Aim of the exercise: Restate each line word for word. Leave out every picture.

<<<<

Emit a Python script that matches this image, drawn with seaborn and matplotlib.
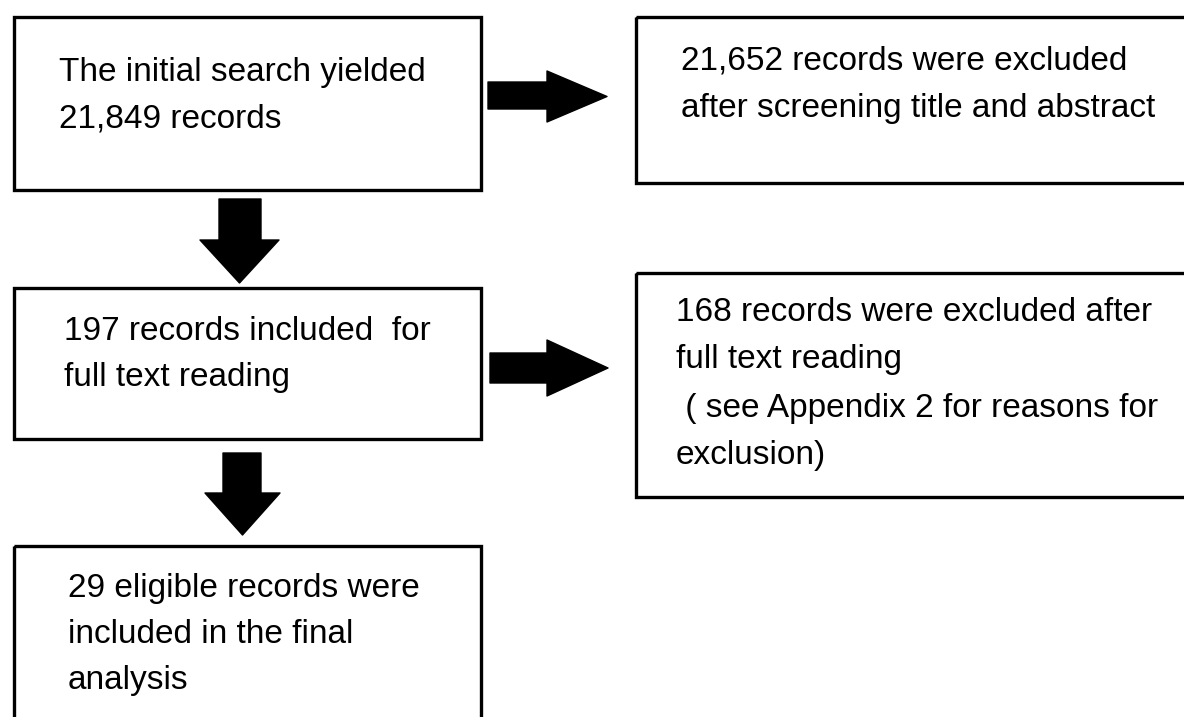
import matplotlib
matplotlib.use('Agg')
import matplotlib.pyplot as plt
from matplotlib.patches import Rectangle, Polygon
import seaborn as sns

sns.set_theme(style='white')
plt.rcParams['font.family'] = ['Liberation Sans', 'DejaVu Sans']

# flowchart content
box_names = ['search', 'excluded_screen', 'fulltext', 'excluded_fulltext', 'final']
box_lines = [
    ['The initial search yielded', '21,849 records'],
    ['21,652 records were excluded', 'after screening title and abstract'],
    ['197 records included  for', 'full text reading'],
    ['168 records were excluded after', 'full text reading',
     ' ( see Appendix 2 for reasons for', 'exclusion)'],
    ['29 eligible records were', 'included in the final', 'analysis'],
]
# links between boxes (from, to)
links = [(0, 1), (0, 2), (2, 3), (2, 4)]

# layout in pixels (x0, y0, x1, y1), y going down
box_geom = [(14, 17, 481, 190), (636, 17, 1200, 183), (14, 288, 481, 439),
            (636, 273, 1200, 497), (14, 546, 481, 730)]
text_x = [59, 681, 64, 676, 68]
text_y = [[81, 127], [70, 117], [340, 386], [321, 368, 417, 464], [597, 643, 689]]
arrow_geom = {
    (0, 1): dict(kind='right', s0=488, s1=547, h1=607, w0=82, w1=109, hw0=71, hw1=122),
    (2, 3): dict(kind='right', s0=490, s1=547, h1=608, w0=353, w1=383, hw0=340, hw1=396),
    (0, 2): dict(kind='down', s0=199, s1=240, h1=283, w0=219, w1=261, hw0=200, hw1=279),
    (2, 4): dict(kind='down', s0=453, s1=493, h1=535, w0=223, w1=261, hw0=205, hw1=280),
}

fig = plt.figure(figsize=(11.84, 7.17), dpi=100)
ax = fig.add_axes([0, 0, 1, 1])
ax.set_xlim(0, 1184)
ax.set_ylim(717, 0)
ax.axis('off')

for i, name in enumerate(box_names):
    x0, y0, x1, y1 = box_geom[i]
    ax.add_patch(Rectangle((x0, y0), x1 - x0, y1 - y0, fill=False,
                           edgecolor='black', linewidth=2.4))
    for line, yb in zip(box_lines[i], text_y[i]):
        ax.text(text_x[i], yb, line, fontsize=24, color='black',
                ha='left', va='baseline')

for link in links:
    g = arrow_geom[link]
    if g['kind'] == 'right':
        mid = (g['hw0'] + g['hw1']) / 2
        pts = [(g['s0'], g['w0']), (g['s1'], g['w0']), (g['s1'], g['hw0']),
               (g['h1'], mid), (g['s1'], g['hw1']), (g['s1'], g['w1']),
               (g['s0'], g['w1'])]
    else:
        mid = (g['hw0'] + g['hw1']) / 2
        pts = [(g['w0'], g['s0']), (g['w1'], g['s0']), (g['w1'], g['s1']),
               (g['hw1'], g['s1']), (mid, g['h1']), (g['hw0'], g['s1']),
               (g['w0'], g['s1'])]
    ax.add_patch(Polygon(pts, closed=True, facecolor='black', edgecolor='black',
                         linewidth=1, joinstyle='round'))

fig.savefig('out.png', dpi=100, facecolor='white')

>>>>

Task solution:
Emit a Python script that matches this image, drawn with seaborn and matplotlib.
import matplotlib
matplotlib.use('Agg')
import matplotlib.pyplot as plt
from matplotlib.patches import Rectangle, Polygon
import seaborn as sns

sns.set_theme(style='white')
plt.rcParams['font.family'] = ['Liberation Sans', 'DejaVu Sans']

# flowchart content
box_names = ['search', 'excluded_screen', 'fulltext', 'excluded_fulltext', 'final']
box_lines = [
    ['The initial search yielded', '21,849 records'],
    ['21,652 records were excluded', 'after screening title and abstract'],
    ['197 records included  for', 'full text reading'],
    ['168 records were excluded after', 'full text reading',
     ' ( see Appendix 2 for reasons for', 'exclusion)'],
    ['29 eligible records were', 'included in the final', 'analysis'],
]
# links between boxes (from, to)
links = [(0, 1), (0, 2), (2, 3), (2, 4)]

# layout in pixels (x0, y0, x1, y1), y going down
box_geom = [(14, 17, 481, 190), (636, 17, 1200, 183), (14, 288, 481, 439),
            (636, 273, 1200, 497), (14, 546, 481, 730)]
text_x = [59, 681, 64, 676, 68]
text_y = [[81, 127], [70, 117], [340, 386], [321, 368, 417, 464], [597, 643, 689]]
arrow_geom = {
    (0, 1): dict(kind='right', s0=488, s1=547, h1=607, w0=82, w1=109, hw0=71, hw1=122),
    (2, 3): dict(kind='right', s0=490, s1=547, h1=608, w0=353, w1=383, hw0=340, hw1=396),
    (0, 2): dict(kind='down', s0=199, s1=240, h1=283, w0=219, w1=261, hw0=200, hw1=279),
    (2, 4): dict(kind='down', s0=453, s1=493, h1=535, w0=223, w1=261, hw0=205, hw1=280),
}

fig = plt.figure(figsize=(11.84, 7.17), dpi=100)
ax = fig.add_axes([0, 0, 1, 1])
ax.set_xlim(0, 1184)
ax.set_ylim(717, 0)
ax.axis('off')

for i, name in enumerate(box_names):
    x0, y0, x1, y1 = box_geom[i]
    ax.add_patch(Rectangle((x0, y0), x1 - x0, y1 - y0, fill=False,
                           edgecolor='black', linewidth=2.4))
    for line, yb in zip(box_lines[i], text_y[i]):
        ax.text(text_x[i], yb, line, fontsize=24, color='black',
                ha='left', va='baseline')

for link in links:
    g = arrow_geom[link]
    if g['kind'] == 'right':
        mid = (g['hw0'] + g['hw1']) / 2
        pts = [(g['s0'], g['w0']), (g['s1'], g['w0']), (g['s1'], g['hw0']),
               (g['h1'], mid), (g['s1'], g['hw1']), (g['s1'], g['w1']),
               (g['s0'], g['w1'])]
    else:
        mid = (g['hw0'] + g['hw1']) / 2
        pts = [(g['w0'], g['s0']), (g['w1'], g['s0']), (g['w1'], g['s1']),
               (g['hw1'], g['s1']), (mid, g['h1']), (g['hw0'], g['s1']),
               (g['w0'], g['s1'])]
    ax.add_patch(Polygon(pts, closed=True, facecolor='black', edgecolor='black',
                         linewidth=1, joinstyle='round'))

fig.savefig('out.png', dpi=100, facecolor='white')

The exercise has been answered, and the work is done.